Hacker News new | ask | show | jobs
by b5u 2691 days ago
I've also been deploying services on ECS for close to a year now and would like to address some inaccuracies the author seems to have made: 1) in 'Surprise 1' the author offers examples of CPU Utilization (or target) is between 80% and 95% without mentioning the reserved CPU/memory (aka size) of those tasks (under the assumption that he's using the Fargate launch type). The 'size' of a task also influences the average CPU target utilization. For instance, if a task requires the reserved CPU of 4 vCPUs, then a spike from 80% to 95% is handled differently than when a task reserves 1 or 2 vCPUs. The same goes for memory. In an example setup I'd use 1-2 vCPUs sized tasks with a service-wide target avg. CPU Utilization of 70% along and a StepScaling policy which adds 10% more tasks if the service avg. CPUU falls between 70-80, 20% if between 80-90 and 25% if above 90. My strategy has been being smaller-sized tasks, lower service avg CPU utilization (compared to 80%-90%) and shorter evaluation periods/datapoints for the scale-out CW alarms (minimum being 60 seconds IIRC). The short evaluation periods/low number of datapoints of the CW alarm allowed me to handle spikes reasonably fast.

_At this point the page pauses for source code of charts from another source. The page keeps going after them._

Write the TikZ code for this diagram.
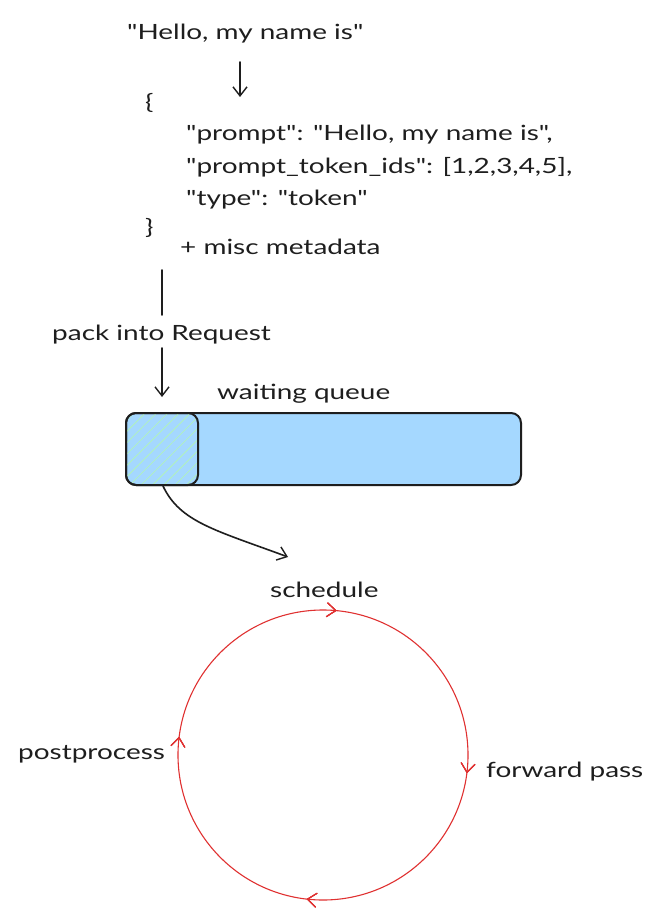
\documentclass[tikz,border=0pt]{standalone}
\usepackage{fontspec}
\setmainfont{Lato}[FakeStretch=1.33,Ligatures=TeXOff]
\usetikzlibrary{arrows.meta,decorations.markings,patterns.meta}
\definecolor{ink}{HTML}{1E1E1E}
\definecolor{qblue}{HTML}{A5D8FF}
\definecolor{qgreen}{HTML}{B2F2BB}
\definecolor{lred}{HTML}{E03131}
\newcommand\dq{\symbol{34}}
\tikzset{
  txt/.style={anchor=base west, inner sep=0pt, text=ink, font=\fontsize{21}{25}\selectfont},
  conn/.style={draw=ink, line width=1.6pt, line cap=round},
  arr/.style={conn, -{Straight Barb[length=9pt,width=14pt,line width=1.4pt]}},
  loopmark/.style={decoration={markings,
     mark=at position #1 with {\arrow{Straight Barb[length=9pt,width=14pt,line width=1pt]}}}, postaction=decorate}
}
\begin{document}
\begin{tikzpicture}[x=1pt,y=-1pt]
\useasboundingbox[fill=white] (0,0) rectangle (661,909);
% text
\node[txt] (hello) at (127,40) {\dq Hello, my name is\dq};
\node[txt] (ob) at (145,110) {\{};
\node[txt] (l1) at (186,141) {\dq prompt\dq: \dq Hello, my name is\dq,};
\node[txt] (l2) at (186,174) {\dq prompt\_token\_ids\dq: [1,2,3,4,5],};
\node[txt] (l3) at (186,206) {\dq type\dq: \dq token\dq};
\node[txt] (cb) at (145,235) {\}};
\node[txt] (meta) at (180,254) {+ misc metadata};
\node[txt] (pack) at (52,340) {pack into Request};
\node[txt] (wq) at (217,399) {waiting queue};
% arrows top
\coordinate (a1s) at (240,62);
\coordinate (a1e) at (240,97);
\draw[arr] (a1s) -- (a1e);
\coordinate (l2s) at (162,270);
\coordinate (l2e) at (162,315);
\draw[conn] (l2s) -- (l2e);
\coordinate (a3s) at (162,348);
\coordinate (a3e) at (162,397);
\draw[arr] (a3s) -- (a3e);
% queue
\draw[fill=qblue, draw=ink, line width=2pt, rounded corners=10pt] (126,413) rectangle (521,485);
\path[pattern={Lines[angle=45,distance=8pt,line width=0.8pt]}, pattern color=qgreen, rounded corners=10pt] (127,414) rectangle (198,484);
\draw[draw=ink, line width=2pt, rounded corners=10pt] (126,413) rectangle (198,485);
\coordinate (hb) at (163,486);
\coordinate (ce) at (288,557);
\draw[arr] (hb) .. controls (180,522) and (215,530) .. (ce);
% loop
\coordinate (lc) at (323,755);
\node[txt] (sched) at (270,597) {schedule};
\node[txt] (post) at (18,759) {postprocess};
\node[txt] (fwd) at (486,777) {forward pass};
\draw[draw=lred, line width=1.1pt, loopmark/.list={0.02,0.268,0.52,0.765}] (lc) circle[radius=145];
\end{tikzpicture}
\end{document}
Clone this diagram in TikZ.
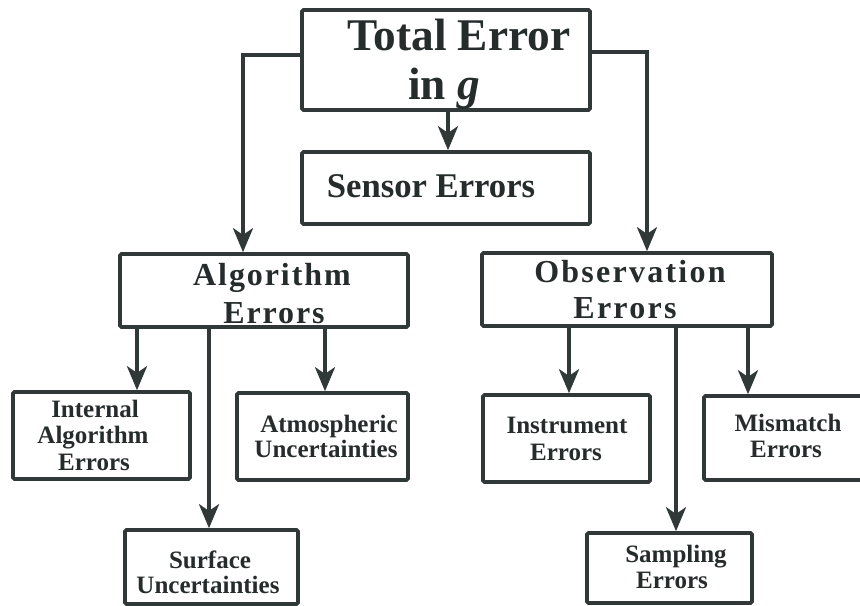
\documentclass[tikz,border=0pt]{standalone}
\usepackage{fontspec}
\setmainfont{Liberation Serif}
\newfontfamily\spacedA{Liberation Serif}[LetterSpace=6]
\newfontfamily\spacedO{Liberation Serif}[LetterSpace=7]
\usetikzlibrary{arrows.meta,fit}
\definecolor{ink}{RGB}{48,56,56}
\definecolor{txt}{RGB}{38,44,44}
\begin{document}
\begin{tikzpicture}[x=0.75pt,y=-0.75pt,
  box/.style={draw=ink,line width=2.7pt,inner sep=0pt,rounded corners=1pt},
  arr/.style={draw=ink,line width=2.7pt,-{Stealth[length=18pt,width=15pt,inset=5pt]}},
  lbl/.style={anchor=base,inner sep=0pt,text=txt,font=\bfseries},
  big/.style={lbl,font=\fontsize{34}{40}\selectfont\bfseries},
  mid/.style={lbl,font=\fontsize{26}{30}\selectfont\bfseries},
  alg/.style={lbl,font=\fontsize{24}{28}\selectfont\spacedA\bfseries},
  obs/.style={lbl,font=\fontsize{24}{28}\selectfont\spacedO\bfseries},
  sml/.style={lbl,font=\fontsize{18.75}{22}\selectfont\bfseries}]
\useasboundingbox (0,0) rectangle (860,606);
\clip (0,0) rectangle (860,606);
\fill[white] (0,0) rectangle (860,606);
% boxes
\node[box,fit={(302,10)(590,110)}] (total) {};
\node[box,fit={(302,152)(590,224)}] (sensor) {};
\node[box,fit={(120,254)(408,327)}] (algo) {};
\node[box,fit={(482,253)(772,326)}] (obsv) {};
\node[box,fit={(13,392)(190,479)}] (internal) {};
\node[box,fit={(237,393)(408,480)}] (atmos) {};
\node[box,fit={(125,530)(298,604)}] (surface) {};
\node[box,fit={(483,395)(650,482)}] (instr) {};
\node[box,fit={(704,396)(868,480)}] (mismatch) {};
\node[box,fit={(587,533)(752,603)}] (sampling) {};
% texts
\node[big] (tA) at (459,51) {Total Error};
\node[big] (tB) at (444,100) {in \textit{g}};
\node[mid] (tC) at (431,197) {Sensor Errors};
\node[alg] (tD) at (272,285) {Algorithm};
\node[alg] (tE) at (274,323) {Errors};
\node[obs] (tF) at (630,282) {Observation};
\node[obs] (tG) at (625,318) {Errors};
\node[sml] (tH) at (95,417) {Internal};
\node[sml] (tI) at (93,443) {Algorithm};
\node[sml] (tJ) at (94,470) {Errors};
\node[sml] (tK) at (329,432) {Atmospheric};
\node[sml] (tL) at (326,457) {Uncertainties};
\node[sml] (tM) at (210,568) {Surface};
\node[sml] (tN) at (208,593) {Uncertainties};
\node[sml] (tO) at (567,433) {Instrument};
\node[sml] (tP) at (566,460) {Errors};
\node[sml] (tQ) at (788,431) {Mismatch};
\node[sml] (tR) at (786,457) {Errors};
\node[sml] (tS) at (676,562) {Sampling};
\node[sml] (tT) at (672,588) {Errors};
% guide coordinates
\coordinate (yl) at (0,55);
\coordinate (yr) at (0,52);
\coordinate (xl) at (243,0);
\coordinate (xr) at (647,0);
\coordinate (xc) at (448,0);
\coordinate (a1) at (137,0);
\coordinate (a2) at (209,0);
\coordinate (a3) at (325,0);
\coordinate (o1) at (569,0);
\coordinate (o2) at (676,0);
\coordinate (o3) at (748,0);
% connectors
\draw[arr] (total.west |- yl) -| (algo.north -| xl);
\draw[arr] (total.east |- yr) -| (obsv.north -| xr);
\draw[arr] (total.south -| xc) -- (sensor.north -| xc);
\draw[arr] (algo.south -| a1) -- (internal.north -| a1);
\draw[arr] (algo.south -| a2) -- (surface.north -| a2);
\draw[arr] (algo.south -| a3) -- (atmos.north -| a3);
\draw[arr] (obsv.south -| o1) -- (instr.north -| o1);
\draw[arr] (obsv.south -| o2) -- (sampling.north -| o2);
\draw[arr] (obsv.south -| o3) -- (mismatch.north -| o3);
\end{tikzpicture}
\end{document}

2) in 'Surprise 3' the author claims that the Terraform's aws_appautoscaling_policy 'is rather light on documentation'. Since I am a user of Terraform for several years, I find it inaccurate mostly because of the several examples available in the documentation https://www.terraform.io/docs/providers/aws/r/appautoscaling... as well as many more when doing a Github exact search for "aws_appautoscaling_policy" language:HCL will reveal many, many more examples from open-source repos (some with permissive licenses too). I'd created a custom ecs-service TF module which creates for each service (optionally) an ALB along with listeners and the attached ACM-issued TLS certs and TGs, the scale-in/out CW alerts with configurable thresholds/policies, SGs, Route53, etc. allowing one to quickly configure and launch an ECS service fast and reliably.

Regarding the scale-in, I typically also have that at intervals between 5-15 minutes to avoid an erratic scale-in/scale-out 'zig-zag' happening even at the cost of briefly over provisioning.